No one understands the problems facing Brazil's economy better than Luciano Coutinho, the man who is arguably Latin America's most influential banker.

The soft-spoken academic describes how Brazil needs to push forward with efforts to reduce its real interest rates, which are the highest in the world for a large economy, if it is to continue its rapid growth.

This is even though lower rates will mean a reduced role for his institution, Brazil's development bank, the BNDES, which is presently the main source of long-term funding in the continent's largest economy, a position that gives it enormous domestic and international political and economic clout.

"The real interest rate level is too high given the soundness of Brazil's fundamentals," Mr. Coutinho told the FT in an interview.

Any move to reduce its role will please critics of an institution that is at once praised as a key driver of Brazil's rapid development but also accused of being a political tool used to choose "national champions".

With a loan book about four times the size that of the World Bank, the BNDES is virtually Brazil's only supplier of affordable long-term loans to industrialists seeking to build roads, ports, airports or factories.

Though it bristles at the term "subsidized rates", the BNDES offers loans at an average of about 6 per cent, much lower than the central bank's benchmark Selic rate, which stands at 9 per cent.

BNDES argues its loans are awarded only on technical criteria but they still provide an important leg up to those businessmen who qualify for its lending program.

"The BNDES is a fairly well-run bank. Nonetheless, it begs the question about what is the subsequent political relationship between companies that become much larger and more powerful largely based on their access to subsidized lending and the governments doing the subsidized lending," says Tony Volpon, an economist at Nomura. "It creates a very dangerous set of incentives."

Created in 1952, the BNDES is admired among developing countries for its relatively efficient lending program. In the postwar days, it helped create Brazil's core heavy industries and in the 1980s, during the country's period of runaway inflation, cemented its present role as the near monopoly long-term lender.

Under former president Luiz Inácio Lula da Silva, it mushroomed in size, lending $168-billion (BRL) in 2010, the end of his term, a figure nearly five times greater than when he took office eight years earlier.

Today it is all pervasive. When Brazil sold concessions for its big airports recently, the lender of choice was BNDES. The bank is financing the stadiums for the World Cup in 2014. And it helped pay for the emergence of JBS, the Brazilian beef producer, as the world's largest meat packer, and the expansion of other Brazilian champions, in many of which it also holds shares.

In addition, the bank undertakes international lending in the form of export finance for Brazilian companies and some sovereign loans to foreign governments, mostly in Africa.

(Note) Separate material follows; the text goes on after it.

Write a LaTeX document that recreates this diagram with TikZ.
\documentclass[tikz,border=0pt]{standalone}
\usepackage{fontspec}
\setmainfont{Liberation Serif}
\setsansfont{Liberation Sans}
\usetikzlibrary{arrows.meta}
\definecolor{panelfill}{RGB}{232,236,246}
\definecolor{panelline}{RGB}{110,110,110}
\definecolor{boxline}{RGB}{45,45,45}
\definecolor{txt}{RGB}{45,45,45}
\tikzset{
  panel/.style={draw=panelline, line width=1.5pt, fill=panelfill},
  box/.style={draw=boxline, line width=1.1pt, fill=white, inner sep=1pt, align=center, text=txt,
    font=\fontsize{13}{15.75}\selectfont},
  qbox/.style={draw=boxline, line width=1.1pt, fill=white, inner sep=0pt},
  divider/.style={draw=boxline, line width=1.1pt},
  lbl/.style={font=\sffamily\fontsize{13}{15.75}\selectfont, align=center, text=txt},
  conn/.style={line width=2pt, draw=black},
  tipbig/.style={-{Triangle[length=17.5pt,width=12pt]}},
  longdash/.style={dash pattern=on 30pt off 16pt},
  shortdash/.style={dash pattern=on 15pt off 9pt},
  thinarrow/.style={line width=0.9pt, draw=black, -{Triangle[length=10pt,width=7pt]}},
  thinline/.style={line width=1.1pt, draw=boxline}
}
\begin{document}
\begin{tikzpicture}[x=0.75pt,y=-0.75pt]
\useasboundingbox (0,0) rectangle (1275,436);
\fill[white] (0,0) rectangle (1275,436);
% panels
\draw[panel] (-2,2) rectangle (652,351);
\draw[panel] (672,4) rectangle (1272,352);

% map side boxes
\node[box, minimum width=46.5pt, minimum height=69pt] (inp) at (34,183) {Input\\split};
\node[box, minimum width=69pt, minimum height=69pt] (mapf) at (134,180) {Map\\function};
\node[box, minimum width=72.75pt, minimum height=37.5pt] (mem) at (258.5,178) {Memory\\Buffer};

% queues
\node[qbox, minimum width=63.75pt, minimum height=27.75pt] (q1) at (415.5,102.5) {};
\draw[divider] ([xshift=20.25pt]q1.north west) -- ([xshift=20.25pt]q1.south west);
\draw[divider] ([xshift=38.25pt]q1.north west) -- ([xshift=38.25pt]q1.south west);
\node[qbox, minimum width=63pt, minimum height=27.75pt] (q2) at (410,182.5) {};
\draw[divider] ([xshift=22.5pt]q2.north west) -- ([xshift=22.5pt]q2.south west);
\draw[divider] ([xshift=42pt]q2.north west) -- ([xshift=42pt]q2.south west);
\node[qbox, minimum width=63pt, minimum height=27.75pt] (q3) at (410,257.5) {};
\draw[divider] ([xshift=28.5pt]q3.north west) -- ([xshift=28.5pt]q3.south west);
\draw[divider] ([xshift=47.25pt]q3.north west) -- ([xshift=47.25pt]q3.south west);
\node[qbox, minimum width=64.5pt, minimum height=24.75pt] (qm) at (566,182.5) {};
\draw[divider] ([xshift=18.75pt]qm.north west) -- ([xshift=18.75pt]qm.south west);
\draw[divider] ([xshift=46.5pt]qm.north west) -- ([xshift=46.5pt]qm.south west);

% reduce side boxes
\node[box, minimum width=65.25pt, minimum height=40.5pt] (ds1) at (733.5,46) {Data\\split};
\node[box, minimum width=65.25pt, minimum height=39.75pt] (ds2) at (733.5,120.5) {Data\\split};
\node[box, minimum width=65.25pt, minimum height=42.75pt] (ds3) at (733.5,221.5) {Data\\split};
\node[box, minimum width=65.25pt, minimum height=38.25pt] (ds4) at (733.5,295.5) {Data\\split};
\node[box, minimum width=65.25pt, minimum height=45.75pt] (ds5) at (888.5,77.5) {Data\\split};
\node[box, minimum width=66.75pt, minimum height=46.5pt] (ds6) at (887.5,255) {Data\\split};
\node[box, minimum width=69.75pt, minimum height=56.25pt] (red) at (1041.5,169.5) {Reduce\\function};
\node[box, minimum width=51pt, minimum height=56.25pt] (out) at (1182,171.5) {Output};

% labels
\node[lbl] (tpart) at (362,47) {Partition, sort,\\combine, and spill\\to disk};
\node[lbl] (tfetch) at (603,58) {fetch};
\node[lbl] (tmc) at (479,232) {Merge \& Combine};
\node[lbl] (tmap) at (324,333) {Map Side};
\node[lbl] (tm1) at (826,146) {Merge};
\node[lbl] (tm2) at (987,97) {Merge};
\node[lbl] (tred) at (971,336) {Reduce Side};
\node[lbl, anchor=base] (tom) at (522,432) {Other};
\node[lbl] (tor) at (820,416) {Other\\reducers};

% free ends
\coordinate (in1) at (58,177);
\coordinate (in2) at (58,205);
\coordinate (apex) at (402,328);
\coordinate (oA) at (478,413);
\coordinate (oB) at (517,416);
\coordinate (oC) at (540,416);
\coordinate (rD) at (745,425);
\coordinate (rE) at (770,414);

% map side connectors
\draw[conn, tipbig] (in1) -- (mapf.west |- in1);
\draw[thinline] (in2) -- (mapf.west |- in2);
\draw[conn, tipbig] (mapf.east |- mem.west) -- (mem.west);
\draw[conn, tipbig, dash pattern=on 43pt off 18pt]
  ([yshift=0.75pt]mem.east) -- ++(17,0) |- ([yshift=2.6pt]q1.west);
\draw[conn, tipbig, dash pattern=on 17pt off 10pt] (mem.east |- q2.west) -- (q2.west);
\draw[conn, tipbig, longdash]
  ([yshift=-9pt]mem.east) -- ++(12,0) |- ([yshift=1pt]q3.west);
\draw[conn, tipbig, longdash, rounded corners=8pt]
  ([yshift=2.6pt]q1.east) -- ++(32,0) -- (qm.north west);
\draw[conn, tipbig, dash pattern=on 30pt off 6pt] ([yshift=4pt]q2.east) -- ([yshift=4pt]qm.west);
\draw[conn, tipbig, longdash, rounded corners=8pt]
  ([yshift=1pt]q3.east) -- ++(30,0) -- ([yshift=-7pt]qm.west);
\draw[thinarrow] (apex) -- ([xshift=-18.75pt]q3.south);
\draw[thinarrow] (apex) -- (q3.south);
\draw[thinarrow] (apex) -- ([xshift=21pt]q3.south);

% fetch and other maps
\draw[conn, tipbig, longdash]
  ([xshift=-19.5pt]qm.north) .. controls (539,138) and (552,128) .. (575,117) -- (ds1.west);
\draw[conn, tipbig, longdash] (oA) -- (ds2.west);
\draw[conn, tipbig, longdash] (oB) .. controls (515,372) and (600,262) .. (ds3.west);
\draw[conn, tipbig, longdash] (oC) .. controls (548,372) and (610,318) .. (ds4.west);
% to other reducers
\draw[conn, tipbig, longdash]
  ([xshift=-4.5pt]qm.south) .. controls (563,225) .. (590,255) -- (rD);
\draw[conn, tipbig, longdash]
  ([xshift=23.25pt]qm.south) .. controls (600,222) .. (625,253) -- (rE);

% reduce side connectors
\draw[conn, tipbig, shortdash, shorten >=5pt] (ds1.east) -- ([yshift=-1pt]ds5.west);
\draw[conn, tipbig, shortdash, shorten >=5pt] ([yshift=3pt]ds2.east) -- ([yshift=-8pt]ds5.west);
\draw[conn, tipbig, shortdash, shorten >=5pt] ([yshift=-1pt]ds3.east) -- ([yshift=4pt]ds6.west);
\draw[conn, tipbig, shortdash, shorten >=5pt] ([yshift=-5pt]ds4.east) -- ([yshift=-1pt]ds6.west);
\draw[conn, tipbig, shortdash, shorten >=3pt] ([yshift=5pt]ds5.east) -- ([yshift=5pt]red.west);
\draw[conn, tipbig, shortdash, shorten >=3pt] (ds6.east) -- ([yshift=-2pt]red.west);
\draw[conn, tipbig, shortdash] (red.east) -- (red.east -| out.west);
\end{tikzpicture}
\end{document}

Mr. Coutinho said the BNDES is also eyeing a role in a proposed new development bank being set up by the "BRICs" - Brazil, Russia, India and China.

"Regional multilateral institutions and the World Bank are constrained by the fiscal crisis [in advanced economies]" says Mr. Coutinho. "There is some scarcity of finance for infrastructure in many developing economies. I see room here for this initiative [the BRICs bank]"

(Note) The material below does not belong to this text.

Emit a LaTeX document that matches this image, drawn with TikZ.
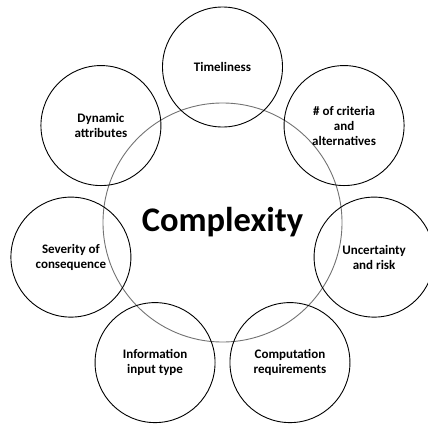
\documentclass[tikz,border=0pt]{standalone}
\usepackage{fontspec}
\setmainfont{Carlito}
\begin{document}
\begin{tikzpicture}[x=1pt,y=1pt,
  outer/.style={circle, draw=black, line width=0.9pt, minimum size=120pt, inner sep=0pt, align=center,
    font=\bfseries\fontsize{13}{15}\selectfont},
  centre/.style={circle, draw=black!55, line width=0.9pt, minimum size=239pt, inner sep=0pt,
    font=\bfseries\fontsize{34.5}{40}\selectfont}]
\useasboundingbox (0,0) rectangle (428,-423);
\clip (0,0) rectangle (428,-423);
\coordinate (C) at (222.5,-222.5);
\node[centre] (core) at (C) {Complexity};
\node[outer] (t) at ([shift={(90:155.5)}]C) {Timeliness};
\node[outer] (n) at ([shift={(38.57:155.5)}]C) {\# of criteria\\and\\alternatives};
\node[outer] (u) at ([shift={(-12.86:155.5)}]C) {Uncertainty\\and risk};
\node[outer] (cr) at ([shift={(-64.29:155.5)}]C) {Computation\\requirements};
\node[outer] (ii) at ([shift={(-115.71:155.5)}]C) {Information\\input type};
\node[outer] (s) at ([shift={(-167.14:155.5)}]C) {Severity of\\consequence};
\node[outer] (d) at ([shift={(141.43:155.5)}]C) {Dynamic\\attributes};
\end{tikzpicture}
\end{document}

While the BNDES is an exacting lender with negligible bad loans, Carlos Pereira, a political scientist with Fundação Getulio Vargas, says his research shows a link between corporate political election campaign donations and the bank's lending.

"Those firms that provide more campaign donations to winners, especially the president and senators, they do present a higher probability of having more access to BNDES loans and they do better economically, they have more assets," he said.

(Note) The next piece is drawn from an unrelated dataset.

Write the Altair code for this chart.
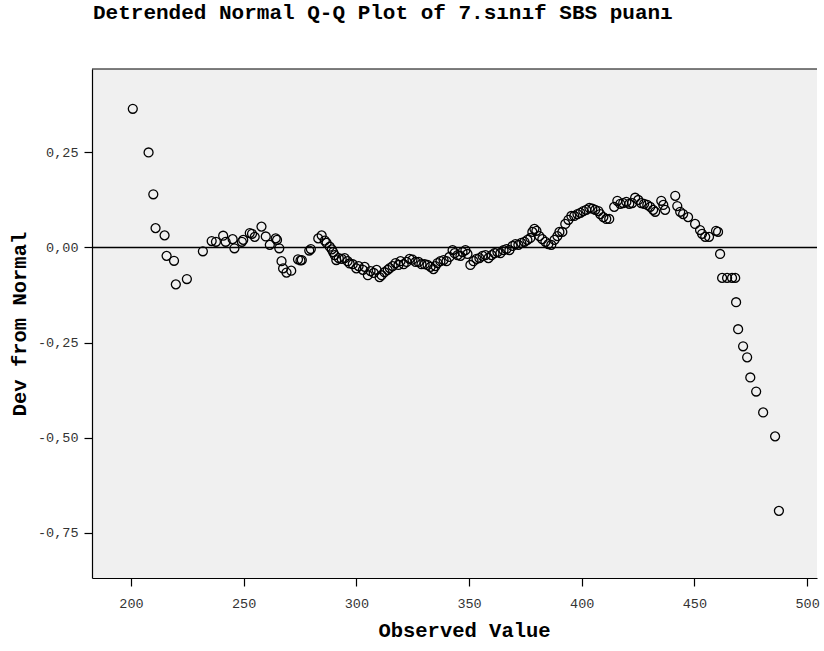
import altair as alt
import pandas as pd

observed = [
    200.8, 207.8, 209.9, 210.9, 214.9, 215.8, 219.1, 219.9, 224.8, 231.9,
    235.8, 237.7, 240.9, 242.0, 245.1, 245.9, 249.2, 249.8, 252.7, 253.7,
    254.9, 257.9, 259.8, 261.6, 264.2, 264.8, 265.8, 266.8, 267.5, 269.0,
    271.1, 274.1, 275.2, 275.8, 279.1, 279.8, 283.1, 284.6, 286.0, 286.8,
    288.2, 289.1, 289.7, 290.4, 291.1, 292.2, 293.5, 294.8, 296.1, 297.0,
    298.4, 300.0, 301.0, 302.9, 303.7, 305.1, 306.3, 307.7, 309.0, 310.3,
    311.2, 312.5, 313.9, 314.8, 316.1, 317.4, 318.7, 319.6, 321.0, 322.3,
    323.6, 324.9, 326.3, 327.6, 328.9, 330.3, 331.6, 332.9, 334.2, 335.1,
    336.0, 337.3, 338.7, 340.0, 341.3, 342.7, 343.6, 344.9, 346.2, 347.1,
    348.4, 349.3, 350.6, 352.0, 353.3, 354.6, 356.0, 357.3, 358.6, 360.0,
    361.3, 362.6, 363.9, 365.3, 366.6, 367.9, 369.3, 370.6, 371.9, 373.2,
    374.6, 375.9, 377.2, 378.1, 379.0, 379.9, 381.2, 382.5, 383.9, 385.2,
    386.5, 387.9, 389.2, 390.1, 391.4, 392.7, 394.1, 395.4, 396.7, 398.1,
    399.4, 400.7, 402.0, 403.4, 404.7, 406.0, 407.4, 408.2, 409.6, 410.9,
    412.2, 414.4, 415.8, 417.1, 418.4, 419.8, 421.1, 422.4, 423.7, 425.1,
    426.4, 427.7, 429.1, 430.4, 431.7, 432.6, 435.3, 436.2, 437.0, 441.5,
    442.4, 443.7, 445.0, 447.2, 450.3, 452.5, 453.4, 454.8, 456.5, 459.6,
    460.5, 461.4, 462.3, 464.5, 466.7, 468.1, 468.5, 469.4, 471.6, 473.4,
    474.8, 477.4, 480.5, 485.8, 487.5,
]

deviation = [
    0.365, 0.250, 0.140, 0.051, 0.032, -0.022, -0.035, -0.097, -0.083, -0.010,
    0.017, 0.015, 0.031, 0.015, 0.022, -0.002, 0.015, 0.020, 0.038, 0.036,
    0.028, 0.055, 0.029, 0.007, 0.024, 0.020, -0.002, -0.036, -0.055, -0.066,
    -0.061, -0.031, -0.034, -0.033, -0.008, -0.004, 0.024, 0.032, 0.018, 0.012,
    0.002, -0.005, -0.012, -0.020, -0.033, -0.028, -0.030, -0.028, -0.036, -0.042,
    -0.044, -0.055, -0.049, -0.059, -0.051, -0.073, -0.062, -0.067, -0.059, -0.078,
    -0.073, -0.065, -0.059, -0.054, -0.049, -0.041, -0.046, -0.036, -0.044, -0.038,
    -0.030, -0.032, -0.038, -0.038, -0.044, -0.044, -0.046, -0.051, -0.057, -0.049,
    -0.041, -0.036, -0.033, -0.036, -0.025, -0.007, -0.015, -0.020, -0.022, -0.012,
    -0.007, -0.017, -0.046, -0.036, -0.030, -0.028, -0.022, -0.020, -0.028, -0.020,
    -0.015, -0.012, -0.015, -0.007, -0.004, -0.007, 0.004, 0.009, 0.007, 0.012,
    0.015, 0.020, 0.025, 0.041, 0.049, 0.044, 0.030, 0.022, 0.015, 0.009,
    0.007, 0.020, 0.030, 0.041, 0.041, 0.062, 0.073, 0.083, 0.083, 0.088,
    0.091, 0.096, 0.099, 0.104, 0.102, 0.099, 0.096, 0.088, 0.080, 0.075,
    0.075, 0.107, 0.123, 0.115, 0.117, 0.120, 0.115, 0.117, 0.131, 0.125,
    0.117, 0.115, 0.112, 0.107, 0.099, 0.094, 0.123, 0.112, 0.099, 0.136,
    0.109, 0.094, 0.088, 0.080, 0.062, 0.046, 0.036, 0.028, 0.028, 0.044,
    0.041, -0.017, -0.080, -0.080, -0.080, -0.080, -0.144, -0.215, -0.260, -0.289,
    -0.342, -0.379, -0.434, -0.497, -0.693,
]

x_ticks = [200, 250, 300, 350, 400, 450, 500]
y_ticks = [0.25, 0.0, -0.25, -0.5, -0.75]
x_domain = [182.7, 504.4]
y_domain = [-0.8697, 0.4697]

assert len(observed) == len(deviation)
df = pd.DataFrame({"obs": observed, "dev": deviation})
zero_df = pd.DataFrame({"dev": [0.0]})

W, H = 725, 509
MONO = "Liberation Mono"

x_enc = alt.X(
    "obs:Q",
    scale=alt.Scale(domain=x_domain, nice=False, zero=False),
    axis=alt.Axis(
        values=x_ticks, title="Observed Value", grid=False,
        labelFont=MONO, labelFontSize=13.5, labelColor="#333333",
        tickSize=8, tickColor="black", tickWidth=1.2, labelPadding=10,
        domainColor="black", domainWidth=1.2,
        titleFont=MONO, titleFontSize=20.5, titleFontWeight="bold",
        titleColor="black", titlePadding=11, titleX=372,
    ),
)
y_enc = alt.Y(
    "dev:Q",
    scale=alt.Scale(domain=y_domain, nice=False, zero=False),
    axis=alt.Axis(
        values=y_ticks, title="Dev from Normal", grid=False,
        labelExpr="(datum.value < 0 ? '-' : '') + replace(format(abs(datum.value), '.2f'), '.', ',')",
        labelFont=MONO, labelFontSize=13.5, labelColor="#333333",
        tickSize=8, tickColor="black", tickWidth=1.2, labelPadding=6,
        domainColor="black", domainWidth=1.2,
        titleFont=MONO, titleFontSize=20.5, titleFontWeight="bold",
        titleColor="black", titlePadding=8,
    ),
)

points = alt.Chart(df).mark_point(
    shape="circle", filled=False, color="black", size=80,
    strokeWidth=1.3, opacity=1,
).encode(x=x_enc, y=y_enc)

zero_line = alt.Chart(zero_df).mark_rule(color="black", strokeWidth=1.5).encode(
    y=alt.Y("dev:Q")
)

top_border = alt.Chart(zero_df).mark_rule(color="black", strokeWidth=1.2).encode(
    x=alt.value(0), x2=alt.value(W), y=alt.value(0)
)

chart = (
    alt.layer(zero_line, points, top_border)
    .properties(
        width=W, height=H,
        title=alt.TitleParams(
            "Detrended Normal Q-Q Plot of 7.sınıf SBS puanı",
            font=MONO, fontSize=21, fontWeight="bold", color="black",
            anchor="start", frame="group", dx=1, offset=28,
            baseline="alphabetic",
        ),
        autosize=alt.AutoSizeParams(type="none"),
        padding={"left": 92, "top": 69, "right": 7, "bottom": 73},
        background="white",
    )
    .configure_view(fill="#F0F0F0", stroke=None)
)

chart.save("out.html", embed_options={"renderer": "svg", "actions": False})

For its part, the BNDES rejects the notion its lending is subsidized or only for the privileged. The bank lends aggressively to small and medium-sized enterprises as well as large ones, though the latter dominate its portfolio.

The bank is working on new rules to foster a private corporate debt market to give businesses an alternative for raising long-term money. But short-term interest rates still need to fall further to encourage investors to choose longer term assets. The central bank has already brought the Selic down from a high of 12.5 per cent and seems ready to test a 15-year low of 8.75 per cent.

"We have a window of opportunity because we have softer commodity prices and deflationary forces this year," says Mr. Coutinho.

"So [policy makers are]searching for a lower threshold [for interest rates] It is something obvious to be tested but that's not to say that the interest rate should not be lifted if inflation comes back."